Day after Christmas Wanda and I went and hunted her cousins place in Wilcox County. We did not have long to hunt that afternoon. I had never been to the place and she had only been over so she could get a lay of the land. Wanda dropped me off at a small pecan orchard with a small field with some rye coming up. I spotted where I wanted to go and checked it out. Sign was good and the perfect tree was in the right spot. Got settled in about 4:57. At 5:57 had two deer come from behind me . When the doe reached the edge of the field she stopped and gave me a 6 yard shot. Watched the fletchings go thru the shoulder and she tore out . She went down in the creek bottom on a death run.  I have to say Many Thanks for having such a wonderful girl friend. Wanda helped me track her and drag her back up the deep hole she ran off in. I shot her with my Coastal Bend Long Bow , 50/55 spine arrow and a woodsman broad head that Robert Carter trained and gave me a couple years back. 
I had already shot 2 dear with this arrow last year and 1 this year. Pretty good for a wood arrow. But ole lucky has gone to the wood pile after this one.


----------



## Jake Allen (Dec 28, 2016)

Good job Allen; congratulations!


----------



## Jayin J (Dec 28, 2016)

Fantastic,  Great story, enjoyed reading it and felt like I was there on the hunt.....too....


----------



## Mudfeather (Dec 28, 2016)

cool...


----------



## tee p (Dec 28, 2016)

Can't think of a better way to retire ole lucky


----------



## jekilpat (Dec 28, 2016)

Congratulations!


----------



## Dennis (Dec 28, 2016)

Awesome job buddy!! Congrats


----------



## Allen Oliver (Dec 28, 2016)

Jayin J said:


> Fantastic,  Great story, enjoyed reading it and felt like I was there on the hunt.....too....



Where you been hiding at Ole buddy. Good to see ya still around.


----------



## Jayin J (Dec 28, 2016)

Allen Oliver said:


> Where you been hiding at Ole buddy.
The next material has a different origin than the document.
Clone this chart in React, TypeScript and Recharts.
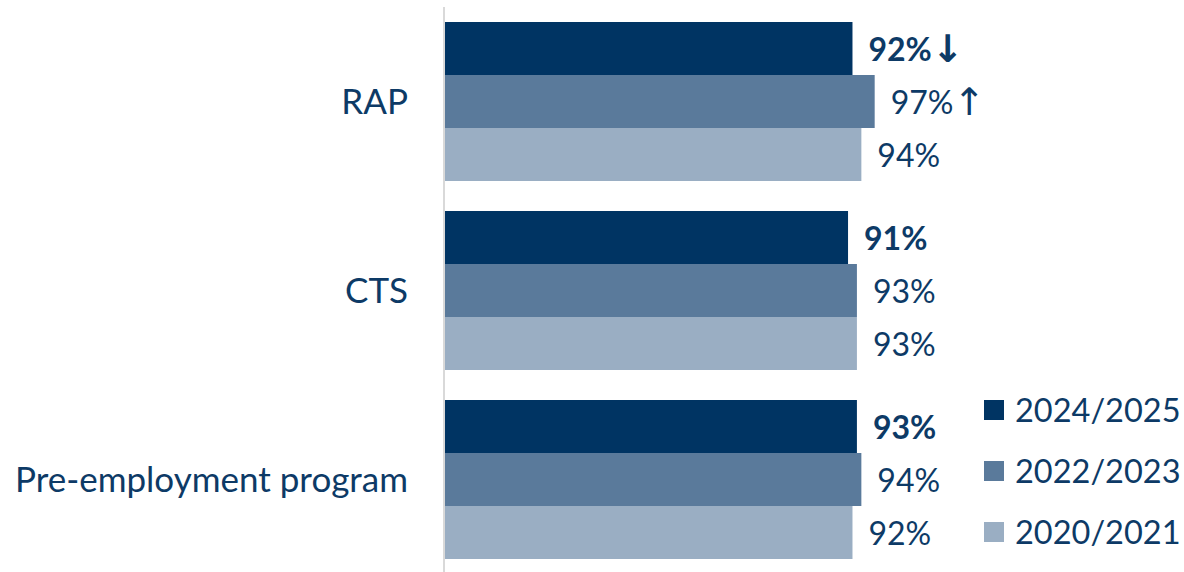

Good to see ya still around.



Yes Sir......Still kickin'....Had to relocate to White Co. Ga.....Moved the business to downtown Helen....find us on facebook @ JC Outdoors, Helen Ga...


----------



## GrayG (Dec 28, 2016)

Purty good trade......a broken arrow for a dead deer. Congrats!!


----------



## bowhunterdavid (Dec 28, 2016)

Good job sir, congrats.


----------



## Stump Shooter (Dec 28, 2016)

Nice one Allen, good shot!


----------



## EJC (Dec 28, 2016)

Congrats!


----------



## Pointpuller (Dec 28, 2016)

Congrats on the deer.  Great story.


----------



## Barry Duggan (Dec 28, 2016)

Pure luck...just kidding. You ought to do alright, now that Wander is picking out hunting spots, for ya.
Good stuff Allen.


----------



## robert carter (Dec 28, 2016)

Good job Sir!RC


----------



## dm/wolfskin (Dec 28, 2016)

Good deal.


----------



## SELFBOW (Dec 28, 2016)

That's a good un!


----------



## Clipper (Dec 28, 2016)

Love to see those long nosed does.  I'd hang on to Wanda if I were you.


----------



## beaulesye10 (Dec 29, 2016)

Congrats bud!


----------



## AllAmerican (Dec 29, 2016)

That's a great doe, congrats.


----------



## JBranch (Dec 29, 2016)

Congrats Sir!!


----------



## TNGIRL (Dec 29, 2016)

Congrates Allen!!!!

this was the best part of the story I thought!!!
"I have to say Many Thanks for having such a wonderful girl friend. "


----------



## charlie 2 arrow (Dec 30, 2016)

That was a good read. Congratulations on the deer that sure was a long nosed nanny!


----------



## sawtooth (Dec 31, 2016)

That's a big ole doe! Good job man.


----------



## Barebowyer (Dec 31, 2016)

Congrats Allen. Good job


----------



## dpoole (Jan 7, 2017)

Keep hanging around Wanda and she might make a hunter out of you


----------



## southwoodshunter (Jan 21, 2017)

dpoole said:


> Keep hanging around Wanda and she might make a hunter out of you


----------